A third successful example about which we know more is the only publicly-owned development bank in the United States . The Bank of North Dakota is a state-owned bank established in 1919 after the Non-Partisan League swept into power in the previous election. The bank's the mission is “promoting agriculture, commerce and industry” in the state. The Bank of North Dakota has consistently returned a surplus to the state treasury over the years. It has remained popular through the subsequent administrations of both Democrats and Republicans. It now provides student loans as well as loans for farmers and businesses in the state.

Learning from these experiences, the Syracuse Municipal Bank would prioritize its development efforts on three over-lapping areas:

  1. Developing community-owned enterprises in the depressed neighborhoods of the city like the Near South Side and Near West Side.
  1. Developing community-owned manufacturing plants that provide $40,000 a year incomes on average in the light industry zones along the old Erie Canal and the near South Sides, particularly in the green technology fields as we have proposed in our Sustainable Syracuse development strategy.
  1. Developing businesses that neighborhoods decide they want in the neighborhood-directed development process based on Neighborhood Assemblies we have advocated throughout this campaign.
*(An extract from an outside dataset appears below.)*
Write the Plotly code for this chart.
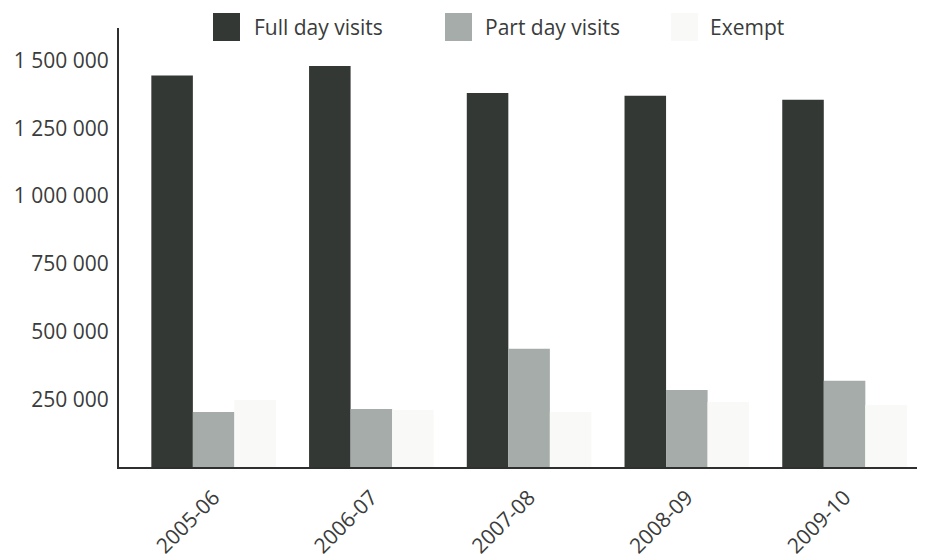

Finally, we want the Municipal Bank to adhere to this mission during succeeding administrations, unlike the state public authorities which have become vehicles for patronage and corporate welfare because the governor and legislature appoint their leaders to run the agencies autocratically. To promote the independence from patronage and the democratic accountability of the Municipal Bank, its board would be publicly elected as we elect school board. Each of the Neighborhood Assemblies would elect a bank board member.